Nos actions du quotidien sont souvent pleines de contradictions du point de vue du respect climatique. Comment aborder ces contradictions?
Nous ne pouvons pas toujours agir à 100% en accord avec nos valeurs, car nos valeurs elles-mêmes se contredisent parfois. De plus, nous sommes limités par l'infrastructure et par les conditions générales de notre société, qui ne sont pas encore adaptées en ce sens. Dans un premier temps, il faut reconnaître les contradictions, les évaluer et essayer d'accepter que le champ du possible actuel n'est pas toujours idéal.

«Plus nous prendrons des décisions durables en tant que société et plus nous attirerons l’attention sur ces dernières, plus les comportements respectueux du climat seront perçus comme normaux.»

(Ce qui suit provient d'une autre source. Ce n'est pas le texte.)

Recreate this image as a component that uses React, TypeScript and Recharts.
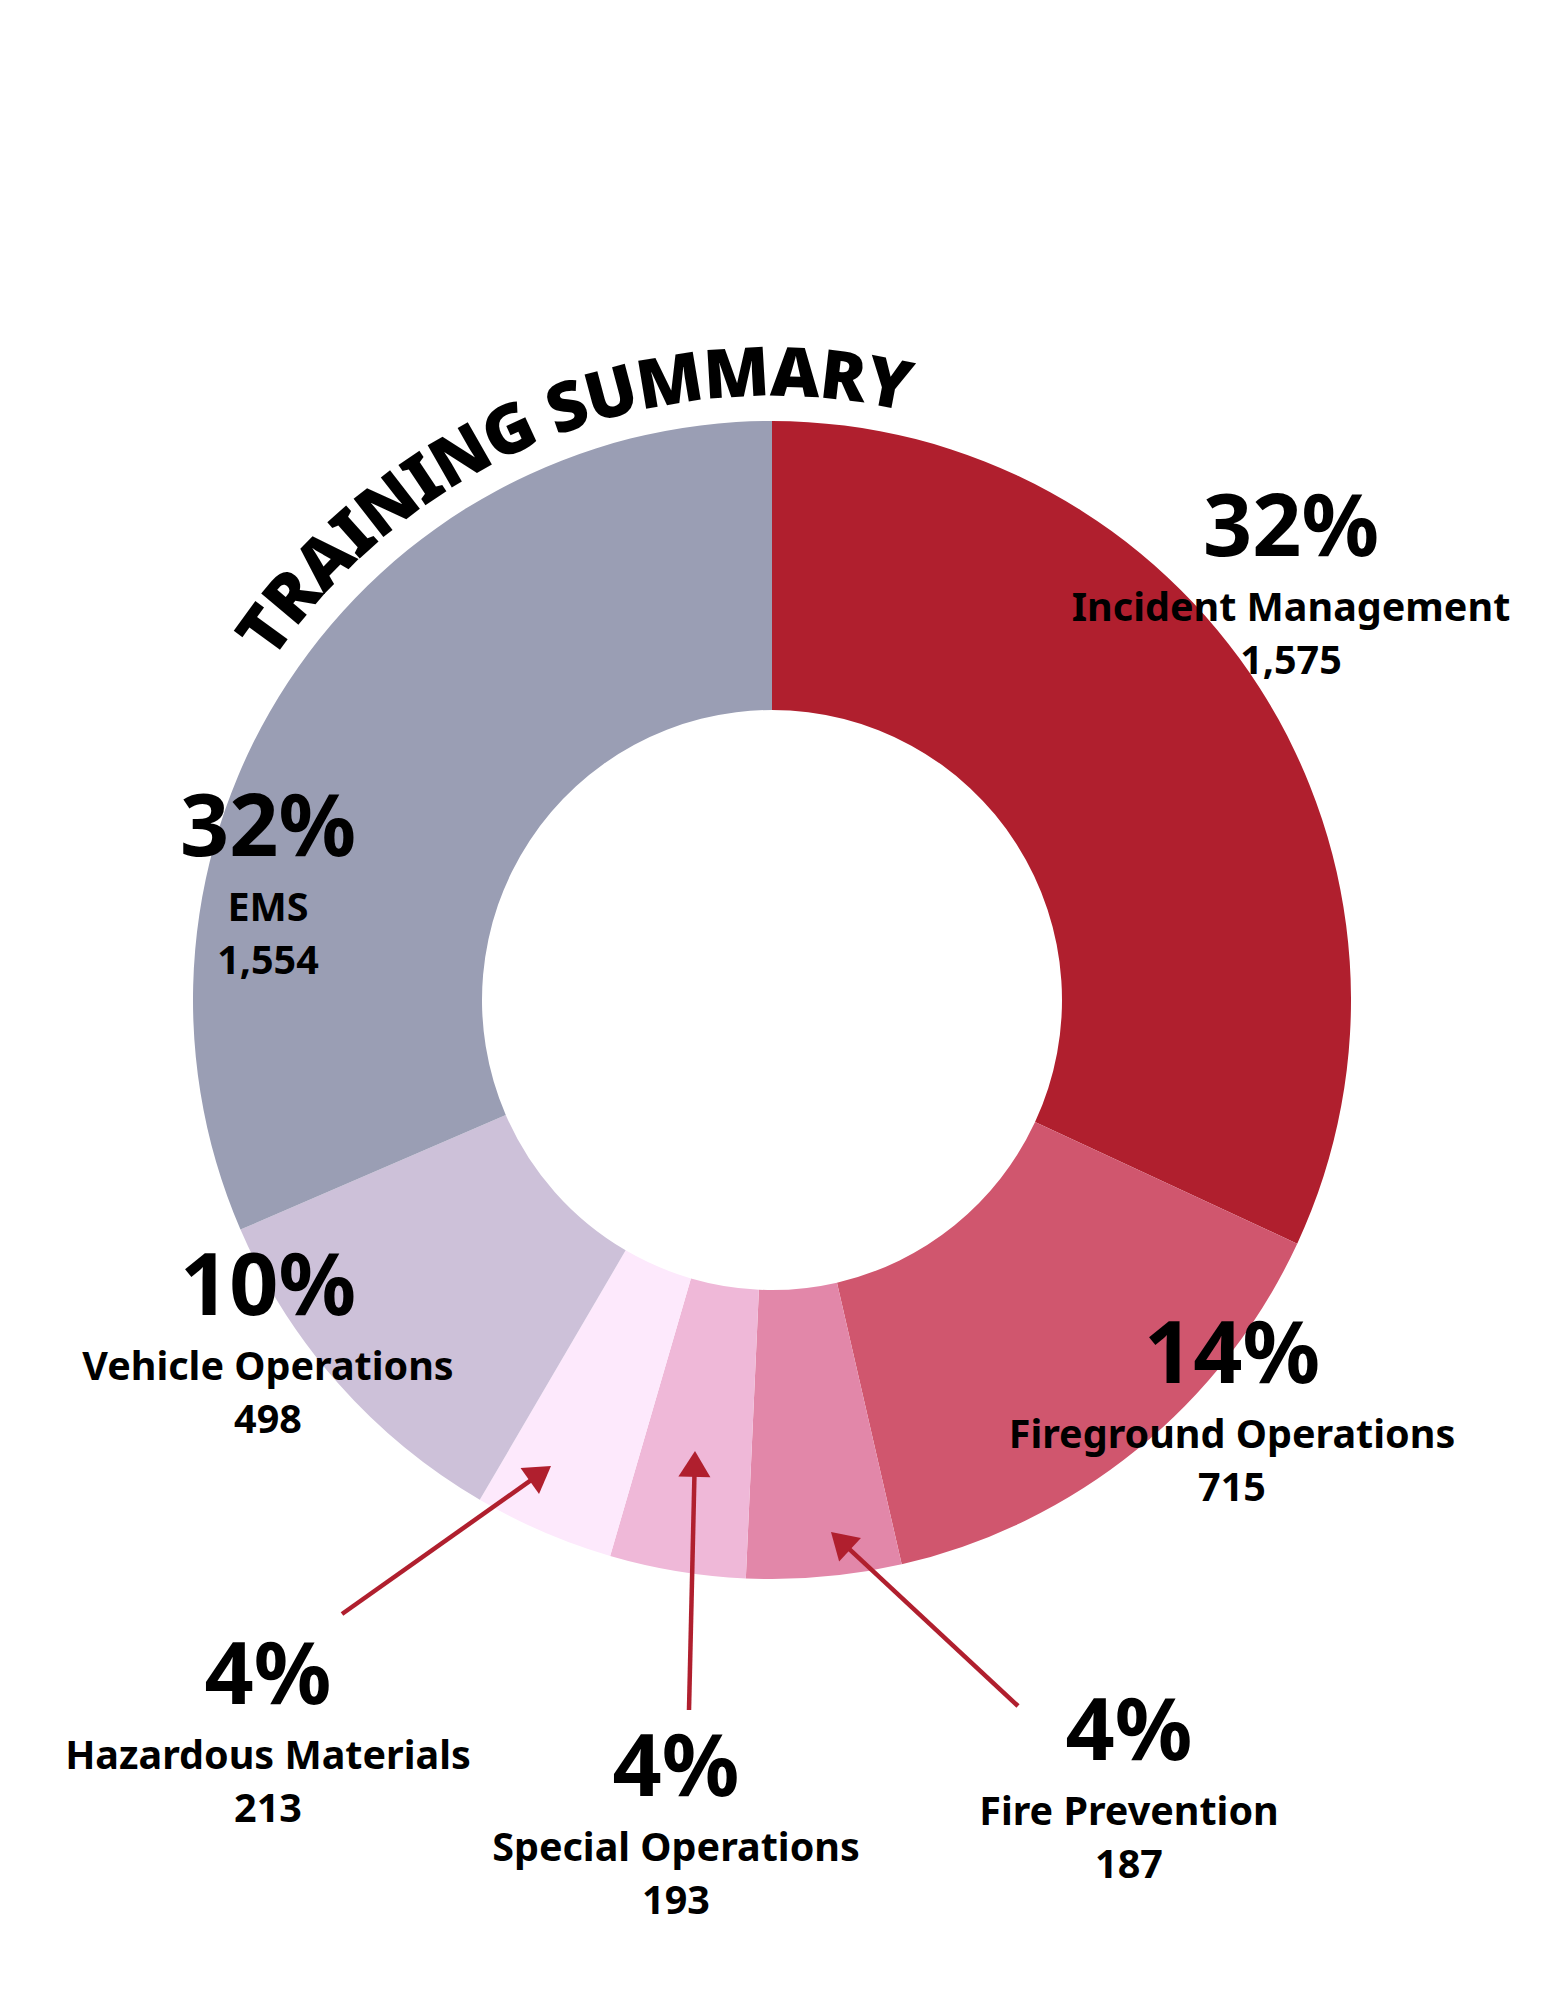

Pourquoi nous paraît-il si difficile d’envisager un changement?
Changer est un défi, car cela implique de sortir de notre zone de confort. Comme nos modes de pensée et nos comportements sont souvent automatisés, nous les perpétuons sans les remettre en question. Résumé simplement: les automatismes nous permettent d'économiser des efforts cognitifs. À l’inverse, changer nos habitudes demande beaucoup d'efforts et peut aussi générer de l'anxiété. De plus, lorsque notre cerveau détermine si un changement est nécessaire, des phénomènes psychologiques, tels que la distorsion cognitive, la distance psychologique ou la pensée à court terme, peuvent nous influencer.

Est-ce que les normes sociales jouent un rôle dans notre rapport au changement? Comment pouvons-nous les exploiter pour favoriser l’action?
Les normes sociales influencent fortement nos comportements. Bien plus souvent que nous ne le pensons, nos actions sont guidées par ce que nous considérons «normal» ou par ce que notre entourage fait. Tant que les actions respectueuses du climat constituent des exceptions, beaucoup de personnes peineront à se défaire du mode de vie qui suit la majorité. Cependant, les normes peuvent évoluer. Plus nous prendrons des décisions durables en tant que société et plus nous attirerons l’attention sur ces dernières, plus les comportements respectueux du climat seront perçus comme normaux.

Merci Flavia pour cet entretien intéressant. Pour terminer: as-tu un conseil personnel à nous donner pour garder espoir?
Tout changement positif, même léger, chez moi ou chez les autres ravive ma motivation. C’est encourageant d’observer que toujours plus de personnes trouvent des solutions créatives, réalisent des projets innovateurs et empruntent des chemins durables. À mes yeux, cette multitude de petites choses positives ne sont pas des gouttes qui s’évaporent sous l’effet de la chaleur: ensemble, elles forment une grande vague de changement.